MEMRI has an analysis of Iranian statements and cartoons in which the persecution of the Rohingya Muslim minority in Burma is blamed on Jews and “Zionists”.

I won’t reproduce it because you can imagine full well what Iranian official and news sources are saying. This routine incitement against Jews is pretty much never reported in the Western press.

Here are a few cartoons on the issue, published in Iranian newspapers over the past months:

You’ll note a common theme in these pictures. The Star of David – symbolising Jews and “Zionists” – is used to identify the driving force behind the persecution of Muslims in Burma. In some pictures, the Jew is shown using the Burmese Buddha as its puppet in the persecution of Muslims. In others, the Jew is killing the Muslim, directly. There is blood everywhere. In particular, the Jews are killing children.

The imagery draws on the popular – I’d say near-universal belief – in Muslim countries of the Protocols of the Elders of Zion. Jews and “Zionists” – along with their supposed proxies, the Freemasons – are thought to be at the centre of a world conspiracy to control foreign governments. Moreover, echoing the Christian blood libel tradition, Jews are portrayed in particular as murderers of children. This incitement is an adjunct to genocide: because Jews do these things (to Muslim children) all over the world, they deserve to be “wiped from the page of history”.

Because this insane and constant incitement against Jews in Muslim societies is not reported, my guess is that many people will be unfamiliar with this way of depicting Jews and blaming them for the world’s ills. Those who see these cartoons are either shocked horrified by their naked racism: or alternatively, they find that they chime in with their existing views about the pernicious nature of Jews.

I don’t know which category Steve Bell falls into.
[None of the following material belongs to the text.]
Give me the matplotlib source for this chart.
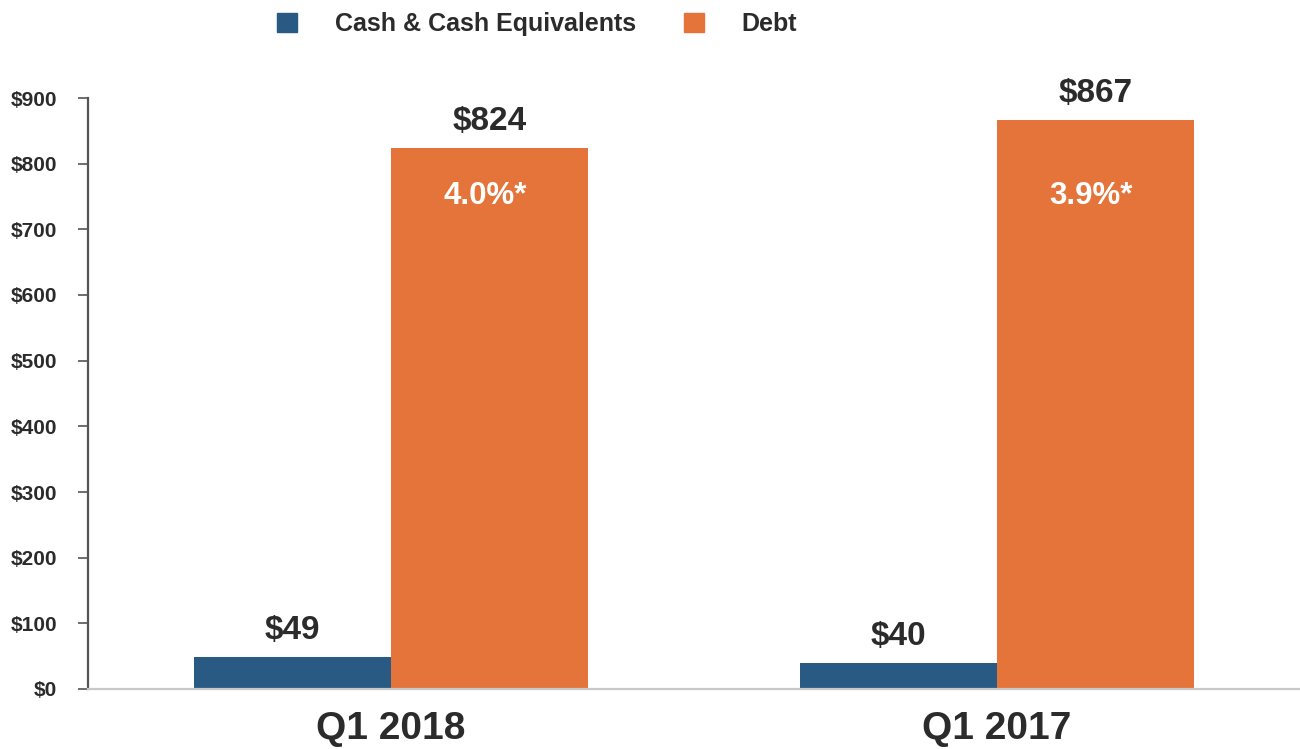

He appeared to be genuinely surprised at the notion that depicting the Prime Minister of Israel as a puppet master could have any echoes of the routine incitement to which Jews are exposed.

In fact, he thought it was funny that some Jews were upset:

Hilarious.

Now, as you know, my view was that depicting Jews, Israel, “Zionists” or an Israeli Jewish politician as a puppetmaster inevitably will draw upon, and be read as a reference to the racist canard that Jews control foreign governments. That is so, as surely as depicting, say, Obama as a rapist would feed into a long and disgraceful tradition of portraying black people as sexual predators.

By contrast, I didn’t think that Scarfe’s cartoon was antisemitic. Scarfe uses blood imagery regularly, and portrays his subjects as grotesques. Netanyahu is not portrayed as a caricatured Jew, or as an emblem of Jews generally. It was, at best, an equivocal case.  Rather, I agree with Mark Gardner’s analysis on The CST Blog.

I received email after email on the morning of Holocaust Memorial Day about the Scarfe cartoon, from frightened and upset friends and contacts. I understand perfectly well why so many felt that way. When you are exposed to the iconography of global antisemitism, you will immediately see a thematic continuity between the Iranian and British cartoons.

None of this is apparent to Steve Bell. And, as I said before, I can’t tell if that’s because he has never seen the sort of cartoons about Jews that Muslim societies produce: or because he shares a common outlook with those Iranian and Arab cartoonists.

Incidentally, there are a handful of Jews left in Burma.